(Records to process):
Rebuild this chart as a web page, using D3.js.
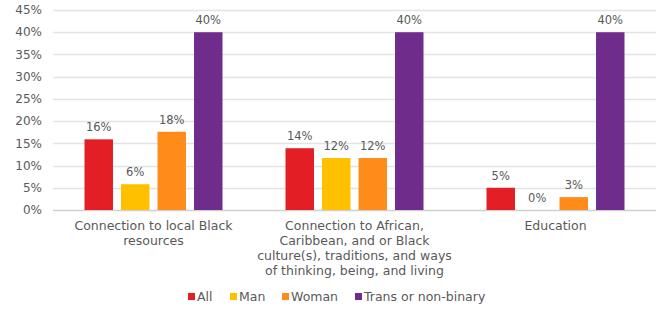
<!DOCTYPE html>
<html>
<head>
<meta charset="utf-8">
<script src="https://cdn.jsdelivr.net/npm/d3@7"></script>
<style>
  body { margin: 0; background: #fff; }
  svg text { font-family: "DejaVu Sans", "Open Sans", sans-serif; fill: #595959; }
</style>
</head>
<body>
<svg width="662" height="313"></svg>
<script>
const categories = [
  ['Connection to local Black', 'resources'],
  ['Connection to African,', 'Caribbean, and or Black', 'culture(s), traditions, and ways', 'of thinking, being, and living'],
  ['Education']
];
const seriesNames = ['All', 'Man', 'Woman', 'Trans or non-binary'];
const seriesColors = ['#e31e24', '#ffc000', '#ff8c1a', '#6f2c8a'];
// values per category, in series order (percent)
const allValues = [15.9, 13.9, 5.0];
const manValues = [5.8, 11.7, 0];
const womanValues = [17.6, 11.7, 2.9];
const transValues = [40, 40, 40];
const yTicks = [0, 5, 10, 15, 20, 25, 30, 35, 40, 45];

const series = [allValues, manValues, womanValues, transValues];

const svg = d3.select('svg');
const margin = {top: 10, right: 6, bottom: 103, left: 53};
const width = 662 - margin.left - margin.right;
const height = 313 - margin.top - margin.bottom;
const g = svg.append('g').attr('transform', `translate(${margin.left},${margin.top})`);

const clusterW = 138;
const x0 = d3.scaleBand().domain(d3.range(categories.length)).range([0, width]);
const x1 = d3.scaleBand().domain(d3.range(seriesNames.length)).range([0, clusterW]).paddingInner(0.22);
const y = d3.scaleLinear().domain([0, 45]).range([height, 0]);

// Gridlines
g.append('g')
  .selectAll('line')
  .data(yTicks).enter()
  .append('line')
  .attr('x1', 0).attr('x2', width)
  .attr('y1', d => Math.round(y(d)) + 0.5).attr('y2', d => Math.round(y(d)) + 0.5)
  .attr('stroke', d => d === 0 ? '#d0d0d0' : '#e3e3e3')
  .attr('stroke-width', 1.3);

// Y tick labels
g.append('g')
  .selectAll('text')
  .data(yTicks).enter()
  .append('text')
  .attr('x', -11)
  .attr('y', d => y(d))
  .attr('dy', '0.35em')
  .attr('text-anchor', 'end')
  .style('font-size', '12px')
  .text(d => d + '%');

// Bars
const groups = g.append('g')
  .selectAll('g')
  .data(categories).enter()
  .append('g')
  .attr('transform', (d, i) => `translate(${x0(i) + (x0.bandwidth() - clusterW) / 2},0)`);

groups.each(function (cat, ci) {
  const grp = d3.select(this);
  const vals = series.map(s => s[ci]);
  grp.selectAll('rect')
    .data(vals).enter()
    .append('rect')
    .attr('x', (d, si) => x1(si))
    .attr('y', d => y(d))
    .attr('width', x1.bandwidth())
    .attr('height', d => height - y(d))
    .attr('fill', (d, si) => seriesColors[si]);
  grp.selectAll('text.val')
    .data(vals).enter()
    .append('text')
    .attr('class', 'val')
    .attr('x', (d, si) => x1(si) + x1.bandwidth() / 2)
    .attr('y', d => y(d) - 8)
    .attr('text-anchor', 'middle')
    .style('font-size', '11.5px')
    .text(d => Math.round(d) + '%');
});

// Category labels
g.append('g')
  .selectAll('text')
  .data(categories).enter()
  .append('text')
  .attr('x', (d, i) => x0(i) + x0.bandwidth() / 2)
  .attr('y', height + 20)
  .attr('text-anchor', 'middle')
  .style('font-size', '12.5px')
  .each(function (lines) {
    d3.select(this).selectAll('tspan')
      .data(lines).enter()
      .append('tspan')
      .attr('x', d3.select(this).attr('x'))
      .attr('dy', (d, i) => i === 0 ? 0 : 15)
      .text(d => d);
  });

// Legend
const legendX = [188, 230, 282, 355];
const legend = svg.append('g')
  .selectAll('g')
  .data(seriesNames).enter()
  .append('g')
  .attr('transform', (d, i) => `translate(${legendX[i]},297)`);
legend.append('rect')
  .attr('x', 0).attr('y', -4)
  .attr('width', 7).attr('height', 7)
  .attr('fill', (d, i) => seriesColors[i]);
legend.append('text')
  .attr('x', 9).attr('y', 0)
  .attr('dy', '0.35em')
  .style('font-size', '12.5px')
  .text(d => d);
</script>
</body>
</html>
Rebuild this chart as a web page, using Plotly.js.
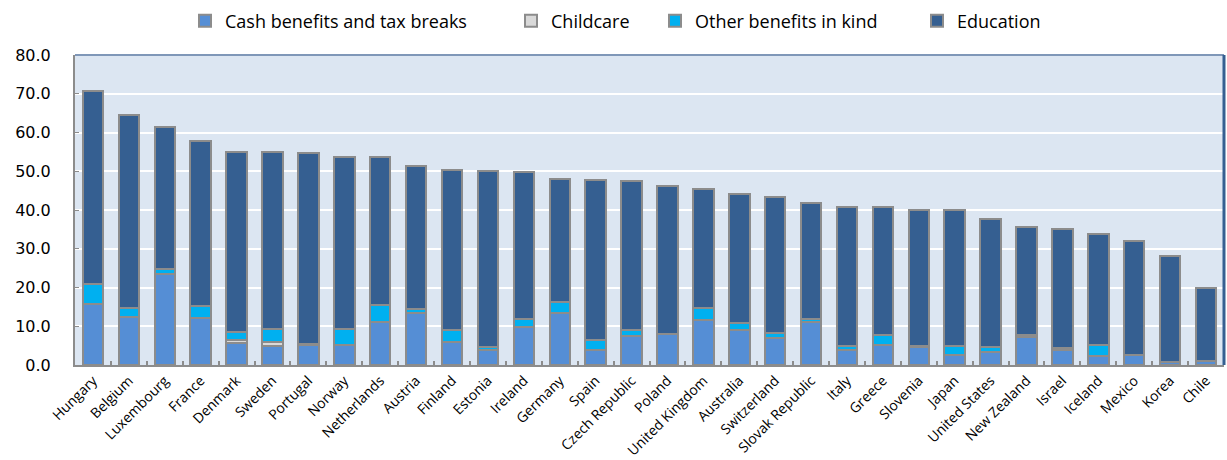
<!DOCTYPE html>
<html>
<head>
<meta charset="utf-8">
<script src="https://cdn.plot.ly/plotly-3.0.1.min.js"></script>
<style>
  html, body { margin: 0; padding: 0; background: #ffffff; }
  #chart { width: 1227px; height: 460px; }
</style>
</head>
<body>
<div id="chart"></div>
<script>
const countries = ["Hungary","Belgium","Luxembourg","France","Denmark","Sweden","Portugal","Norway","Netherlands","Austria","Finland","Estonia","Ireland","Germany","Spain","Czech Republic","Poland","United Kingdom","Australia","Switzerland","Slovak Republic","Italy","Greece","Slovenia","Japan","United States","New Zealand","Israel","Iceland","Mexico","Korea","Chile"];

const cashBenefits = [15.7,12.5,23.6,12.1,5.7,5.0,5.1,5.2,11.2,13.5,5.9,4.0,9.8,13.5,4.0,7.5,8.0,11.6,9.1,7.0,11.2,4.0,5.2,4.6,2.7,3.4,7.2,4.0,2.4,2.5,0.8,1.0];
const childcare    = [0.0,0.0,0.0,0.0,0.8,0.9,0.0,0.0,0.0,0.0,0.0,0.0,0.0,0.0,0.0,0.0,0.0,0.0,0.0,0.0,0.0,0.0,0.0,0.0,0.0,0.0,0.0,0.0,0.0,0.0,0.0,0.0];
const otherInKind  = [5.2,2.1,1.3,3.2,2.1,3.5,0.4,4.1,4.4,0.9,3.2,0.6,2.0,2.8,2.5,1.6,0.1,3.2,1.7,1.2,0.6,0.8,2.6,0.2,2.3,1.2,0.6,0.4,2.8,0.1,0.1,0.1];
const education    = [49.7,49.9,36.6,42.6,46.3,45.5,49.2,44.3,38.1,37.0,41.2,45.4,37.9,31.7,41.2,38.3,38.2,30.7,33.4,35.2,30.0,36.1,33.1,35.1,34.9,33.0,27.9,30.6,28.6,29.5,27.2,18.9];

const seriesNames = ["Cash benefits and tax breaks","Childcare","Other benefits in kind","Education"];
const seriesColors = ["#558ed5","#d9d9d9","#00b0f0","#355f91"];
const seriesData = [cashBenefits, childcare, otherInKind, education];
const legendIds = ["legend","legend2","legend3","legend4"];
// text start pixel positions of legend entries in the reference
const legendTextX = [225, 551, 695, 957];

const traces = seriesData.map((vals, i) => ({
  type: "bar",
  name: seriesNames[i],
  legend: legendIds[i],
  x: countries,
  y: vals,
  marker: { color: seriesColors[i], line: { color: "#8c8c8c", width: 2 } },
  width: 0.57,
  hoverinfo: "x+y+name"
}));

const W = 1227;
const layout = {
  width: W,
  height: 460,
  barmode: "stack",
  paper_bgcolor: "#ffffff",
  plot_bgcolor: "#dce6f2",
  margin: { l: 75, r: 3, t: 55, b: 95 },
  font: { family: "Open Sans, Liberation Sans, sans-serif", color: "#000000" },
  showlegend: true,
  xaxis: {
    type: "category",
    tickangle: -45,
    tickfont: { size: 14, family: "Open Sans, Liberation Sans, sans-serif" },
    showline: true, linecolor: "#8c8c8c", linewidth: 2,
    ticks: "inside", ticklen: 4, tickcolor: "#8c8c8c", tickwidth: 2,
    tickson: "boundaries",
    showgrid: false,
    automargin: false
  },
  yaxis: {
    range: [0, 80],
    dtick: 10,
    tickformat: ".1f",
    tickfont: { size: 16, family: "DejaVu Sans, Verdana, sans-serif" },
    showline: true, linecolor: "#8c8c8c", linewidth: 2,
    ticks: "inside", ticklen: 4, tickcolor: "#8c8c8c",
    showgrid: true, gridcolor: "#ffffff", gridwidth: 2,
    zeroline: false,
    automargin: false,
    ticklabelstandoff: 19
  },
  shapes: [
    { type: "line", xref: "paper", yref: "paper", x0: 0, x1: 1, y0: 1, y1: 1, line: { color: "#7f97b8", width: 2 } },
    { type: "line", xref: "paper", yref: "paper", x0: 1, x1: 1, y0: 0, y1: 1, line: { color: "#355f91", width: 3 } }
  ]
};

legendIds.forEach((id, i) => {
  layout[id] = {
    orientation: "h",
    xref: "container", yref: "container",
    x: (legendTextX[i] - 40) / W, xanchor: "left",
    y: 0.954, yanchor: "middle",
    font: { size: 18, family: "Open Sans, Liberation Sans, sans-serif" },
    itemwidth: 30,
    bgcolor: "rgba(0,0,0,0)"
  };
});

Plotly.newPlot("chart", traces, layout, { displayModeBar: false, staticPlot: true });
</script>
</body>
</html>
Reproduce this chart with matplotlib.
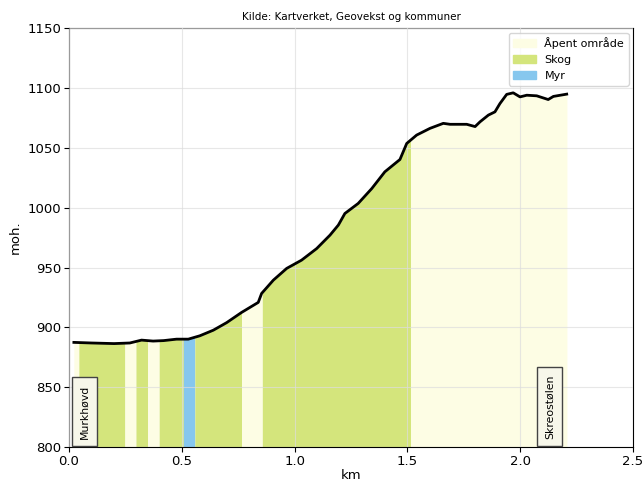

(Exercise):
Please quote the lines of the material, beginning with the first and ending with the one that contains "(x0.bandwidth() - clusterW)", exactly as written and without any pictures.

(Expected output):
Rebuild this chart as a web page, using D3.js.
<!DOCTYPE html>
<html>
<head>
<meta charset="utf-8">
<script src="https://cdn.jsdelivr.net/npm/d3@7"></script>
<style>
  body { margin: 0; background: #fff; }
  svg text { font-family: "DejaVu Sans", "Open Sans", sans-serif; fill: #595959; }
</style>
</head>
<body>
<svg width="662" height="313"></svg>
<script>
const categories = [
  ['Connection to local Black', 'resources'],
  ['Connection to African,', 'Caribbean, and or Black', 'culture(s), traditions, and ways', 'of thinking, being, and living'],
  ['Education']
];
const seriesNames = ['All', 'Man', 'Woman', 'Trans or non-binary'];
const seriesColors = ['#e31e24', '#ffc000', '#ff8c1a', '#6f2c8a'];
// values per category, in series order (percent)
const allValues = [15.9, 13.9, 5.0];
const manValues = [5.8, 11.7, 0];
const womanValues = [17.6, 11.7, 2.9];
const transValues = [40, 40, 40];
const yTicks = [0, 5, 10, 15, 20, 25, 30, 35, 40, 45];

const series = [allValues, manValues, womanValues, transValues];

const svg = d3.select('svg');
const margin = {top: 10, right: 6, bottom: 103, left: 53};
const width = 662 - margin.left - margin.right;
const height = 313 - margin.top - margin.bottom;
const g = svg.append('g').attr('transform', `translate(${margin.left},${margin.top})`);

const clusterW = 138;
const x0 = d3.scaleBand().domain(d3.range(categories.length)).range([0, width]);
const x1 = d3.scaleBand().domain(d3.range(seriesNames.length)).range([0, clusterW]).paddingInner(0.22);
const y = d3.scaleLinear().domain([0, 45]).range([height, 0]);

// Gridlines
g.append('g')
  .selectAll('line')
  .data(yTicks).enter()
  .append('line')
  .attr('x1', 0).attr('x2', width)
  .attr('y1', d => Math.round(y(d)) + 0.5).attr('y2', d => Math.round(y(d)) + 0.5)
  .attr('stroke', d => d === 0 ? '#d0d0d0' : '#e3e3e3')
  .attr('stroke-width', 1.3);

// Y tick labels
g.append('g')
  .selectAll('text')
  .data(yTicks).enter()
  .append('text')
  .attr('x', -11)
  .attr('y', d => y(d))
  .attr('dy', '0.35em')
  .attr('text-anchor', 'end')
  .style('font-size', '12px')
  .text(d => d + '%');

// Bars
const groups = g.append('g')
  .selectAll('g')
  .data(categories).enter()
  .append('g')
  .attr('transform', (d, i) => `translate(${x0(i) + (x0.bandwidth() - clusterW) / 2},0)`);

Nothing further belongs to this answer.